— Start Stored data —

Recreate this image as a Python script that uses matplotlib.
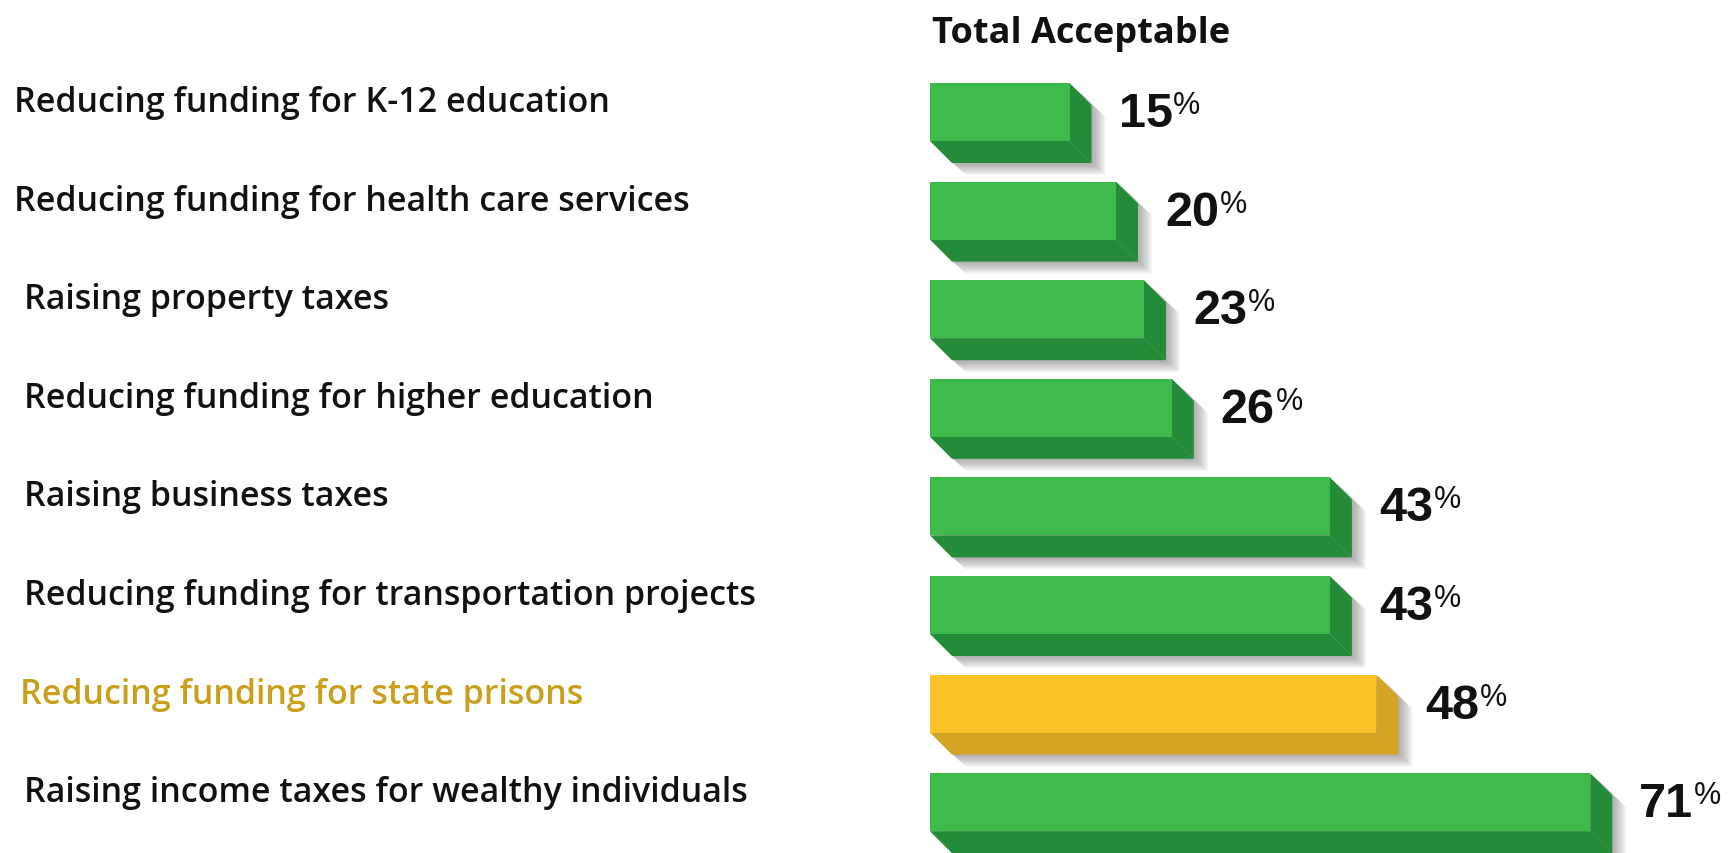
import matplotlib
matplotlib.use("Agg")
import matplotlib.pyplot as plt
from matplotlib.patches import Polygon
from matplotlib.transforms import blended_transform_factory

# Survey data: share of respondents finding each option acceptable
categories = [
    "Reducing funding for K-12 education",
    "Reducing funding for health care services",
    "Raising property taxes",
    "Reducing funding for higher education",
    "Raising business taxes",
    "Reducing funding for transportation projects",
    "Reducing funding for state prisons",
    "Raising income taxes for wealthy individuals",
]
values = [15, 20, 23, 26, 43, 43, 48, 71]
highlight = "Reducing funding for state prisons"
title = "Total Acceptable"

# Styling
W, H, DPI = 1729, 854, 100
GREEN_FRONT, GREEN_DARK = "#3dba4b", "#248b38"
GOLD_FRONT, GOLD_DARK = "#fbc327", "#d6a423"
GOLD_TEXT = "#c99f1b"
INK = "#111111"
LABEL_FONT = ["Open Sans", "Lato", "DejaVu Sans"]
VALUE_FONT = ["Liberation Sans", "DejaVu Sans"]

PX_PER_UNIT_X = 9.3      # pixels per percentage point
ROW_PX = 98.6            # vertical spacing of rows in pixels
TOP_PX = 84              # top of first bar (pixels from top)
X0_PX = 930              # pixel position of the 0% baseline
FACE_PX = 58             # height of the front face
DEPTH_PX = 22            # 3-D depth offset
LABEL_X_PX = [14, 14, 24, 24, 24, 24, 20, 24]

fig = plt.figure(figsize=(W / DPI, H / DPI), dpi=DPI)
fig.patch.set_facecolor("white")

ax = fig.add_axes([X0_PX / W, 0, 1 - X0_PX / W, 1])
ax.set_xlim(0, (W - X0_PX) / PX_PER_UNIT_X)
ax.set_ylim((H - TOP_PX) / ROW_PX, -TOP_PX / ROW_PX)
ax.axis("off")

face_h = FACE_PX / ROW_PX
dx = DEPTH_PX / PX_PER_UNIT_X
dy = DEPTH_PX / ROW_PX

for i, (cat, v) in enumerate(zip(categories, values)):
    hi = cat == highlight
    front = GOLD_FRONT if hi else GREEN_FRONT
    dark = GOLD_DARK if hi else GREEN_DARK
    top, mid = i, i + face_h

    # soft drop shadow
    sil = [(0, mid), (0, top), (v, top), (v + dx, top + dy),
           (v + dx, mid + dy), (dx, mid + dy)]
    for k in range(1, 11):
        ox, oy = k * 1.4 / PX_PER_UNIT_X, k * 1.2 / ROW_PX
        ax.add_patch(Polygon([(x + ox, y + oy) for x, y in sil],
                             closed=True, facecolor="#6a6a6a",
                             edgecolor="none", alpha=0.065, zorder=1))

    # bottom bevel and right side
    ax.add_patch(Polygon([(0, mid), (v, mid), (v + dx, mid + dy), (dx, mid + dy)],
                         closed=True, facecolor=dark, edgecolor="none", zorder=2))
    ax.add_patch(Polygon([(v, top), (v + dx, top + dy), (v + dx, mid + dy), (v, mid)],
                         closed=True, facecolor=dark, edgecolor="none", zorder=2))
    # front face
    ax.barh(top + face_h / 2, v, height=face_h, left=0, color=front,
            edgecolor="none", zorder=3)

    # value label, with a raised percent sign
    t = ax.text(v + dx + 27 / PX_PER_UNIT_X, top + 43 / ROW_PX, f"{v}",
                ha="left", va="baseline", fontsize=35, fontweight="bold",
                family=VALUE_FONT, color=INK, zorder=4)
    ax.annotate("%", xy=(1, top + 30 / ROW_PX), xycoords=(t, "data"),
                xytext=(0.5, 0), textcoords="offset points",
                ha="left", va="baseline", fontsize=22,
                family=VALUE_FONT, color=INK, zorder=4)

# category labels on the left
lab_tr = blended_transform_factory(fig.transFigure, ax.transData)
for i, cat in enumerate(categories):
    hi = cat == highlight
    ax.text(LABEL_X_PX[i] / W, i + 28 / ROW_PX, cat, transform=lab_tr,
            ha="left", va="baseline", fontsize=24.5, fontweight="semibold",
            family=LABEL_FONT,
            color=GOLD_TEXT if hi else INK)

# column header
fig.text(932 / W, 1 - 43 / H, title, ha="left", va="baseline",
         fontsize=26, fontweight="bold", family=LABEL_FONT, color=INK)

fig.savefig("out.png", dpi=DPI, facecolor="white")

— End Stored data —

■ Requirement: Repeat, exactly and in full, each line from the start of the data to the line that contains "top, mid = i, i + face_h". Pictures do not go in.

■ Complete response:
Recreate this image as a Python script that uses matplotlib.
import matplotlib
matplotlib.use("Agg")
import matplotlib.pyplot as plt
from matplotlib.patches import Polygon
from matplotlib.transforms import blended_transform_factory

# Survey data: share of respondents finding each option acceptable
categories = [
    "Reducing funding for K-12 education",
    "Reducing funding for health care services",
    "Raising property taxes",
    "Reducing funding for higher education",
    "Raising business taxes",
    "Reducing funding for transportation projects",
    "Reducing funding for state prisons",
    "Raising income taxes for wealthy individuals",
]
values = [15, 20, 23, 26, 43, 43, 48, 71]
highlight = "Reducing funding for state prisons"
title = "Total Acceptable"

# Styling
W, H, DPI = 1729, 854, 100
GREEN_FRONT, GREEN_DARK = "#3dba4b", "#248b38"
GOLD_FRONT, GOLD_DARK = "#fbc327", "#d6a423"
GOLD_TEXT = "#c99f1b"
INK = "#111111"
LABEL_FONT = ["Open Sans", "Lato", "DejaVu Sans"]
VALUE_FONT = ["Liberation Sans", "DejaVu Sans"]

PX_PER_UNIT_X = 9.3      # pixels per percentage point
ROW_PX = 98.6            # vertical spacing of rows in pixels
TOP_PX = 84              # top of first bar (pixels from top)
X0_PX = 930              # pixel position of the 0% baseline
FACE_PX = 58             # height of the front face
DEPTH_PX = 22            # 3-D depth offset
LABEL_X_PX = [14, 14, 24, 24, 24, 24, 20, 24]

fig = plt.figure(figsize=(W / DPI, H / DPI), dpi=DPI)
fig.patch.set_facecolor("white")

ax = fig.add_axes([X0_PX / W, 0, 1 - X0_PX / W, 1])
ax.set_xlim(0, (W - X0_PX) / PX_PER_UNIT_X)
ax.set_ylim((H - TOP_PX) / ROW_PX, -TOP_PX / ROW_PX)
ax.axis("off")

face_h = FACE_PX / ROW_PX
dx = DEPTH_PX / PX_PER_UNIT_X
dy = DEPTH_PX / ROW_PX

for i, (cat, v) in enumerate(zip(categories, values)):
    hi = cat == highlight
    front = GOLD_FRONT if hi else GREEN_FRONT
    dark = GOLD_DARK if hi else GREEN_DARK
    top, mid = i, i + face_h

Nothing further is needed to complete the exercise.